As for US troops being killed in Iraq, it is the very prospect of Gates succeeding in keeping them there that has caused violence against them to spike. When it was understood that they were leaving, the attacks on them declined enormously. (Likewise, the press to somehow keep Western troops in Iraq has caused renewed violence against Western interests generally. Today there was a bombing of a French embassy car in south Baghdad that wounded 7 Iraqis.
Although Gates professed himself optimistic that al-Maliki would ask for US troops for 2012, al-Maliki himself has kicked it to his cabinet, which is made up of representatives of the country’s major political blocs.
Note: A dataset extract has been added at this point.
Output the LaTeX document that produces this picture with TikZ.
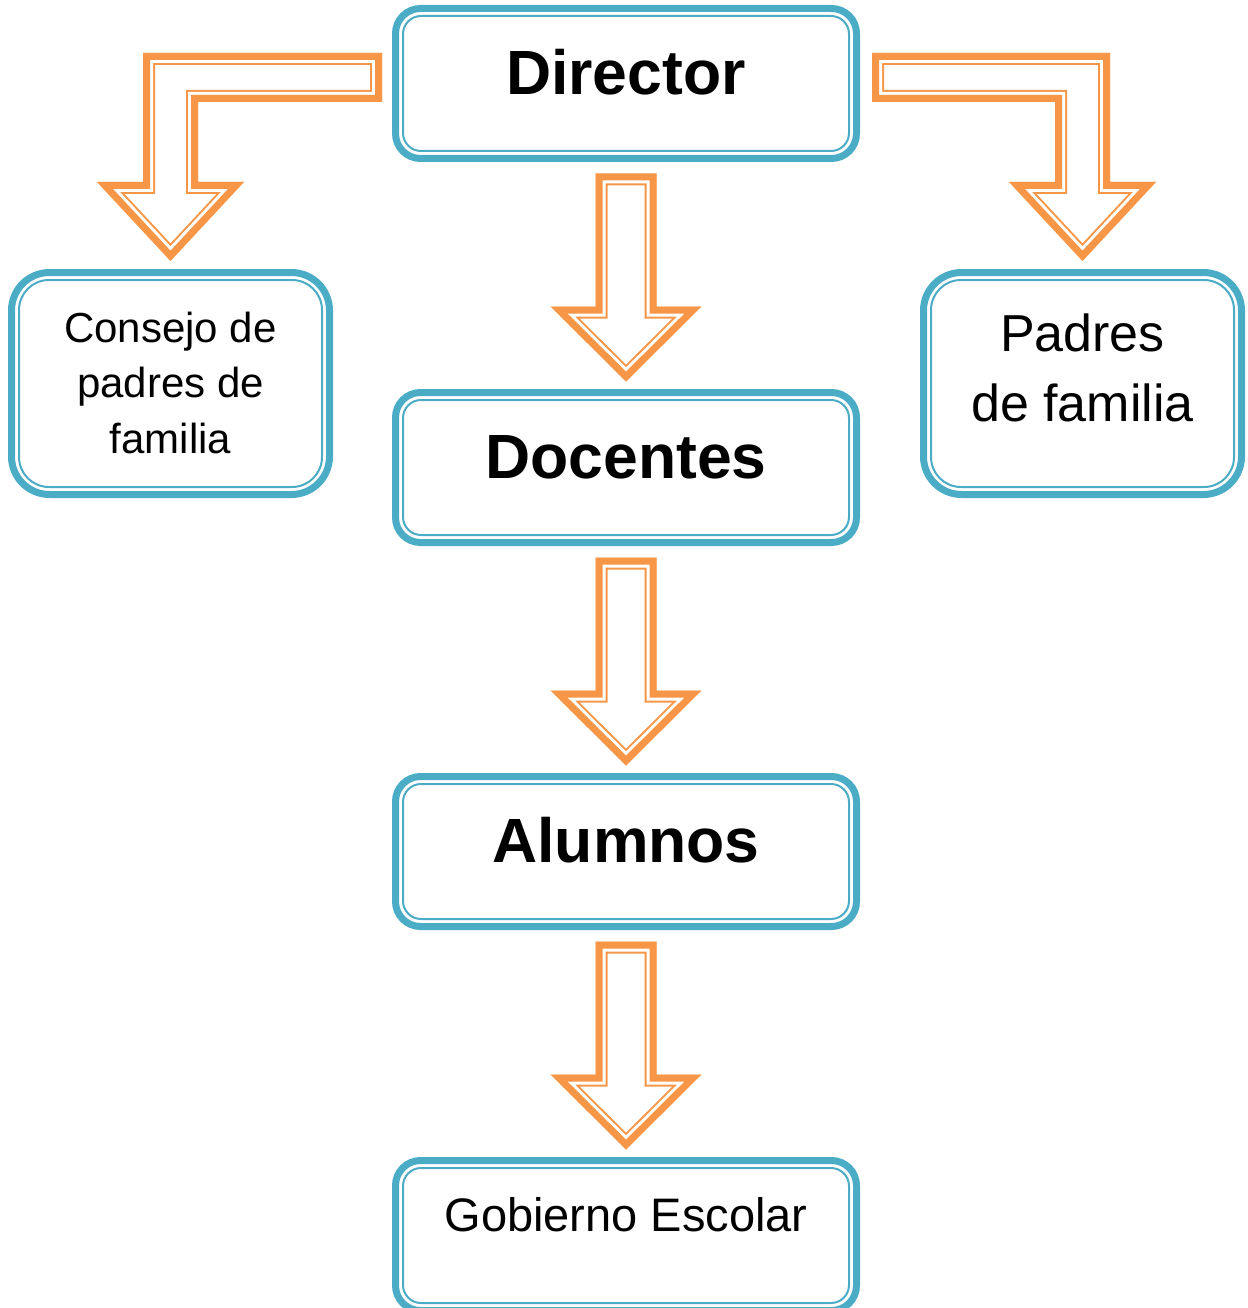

I would give the chances of the cabinet coming to a decision on this matter in time for it to matter as low. That is, they will likely keep discussing the matter past January 2012 when all US troops are out, and then putting some back in would be a hot potato no one would be willing to take up.
Gates is worried about big across-the-board cuts to the Defense Department budget (which is as big as the next 20 or so countries combined). He says he has grown disillusioned with ‘wars of choice’ like that in Iraq, and says any president who goes to war again in Africa or the Middle East should have his head examined.
We are witnessing a belated fin-de-siecle in American confidence (or perhaps we should call it what it is, arrogance), exemplified in a tired old Realist ushering the US, a bit against his instincts, out of superpowerdom and into an age of limits and multilateralism. Even the Libya War, of the prosecution of which he has been bitingly critical, will turn out all right, he thinks, because NATO will stay in the fight and remain united. That is a multilateralist sentiment. It isn’t what we were hearing from Washington in 2003. One has a sense of an age passing, and to the extent that the age was characterized by unilateral adventurism, its demise will benefit us all.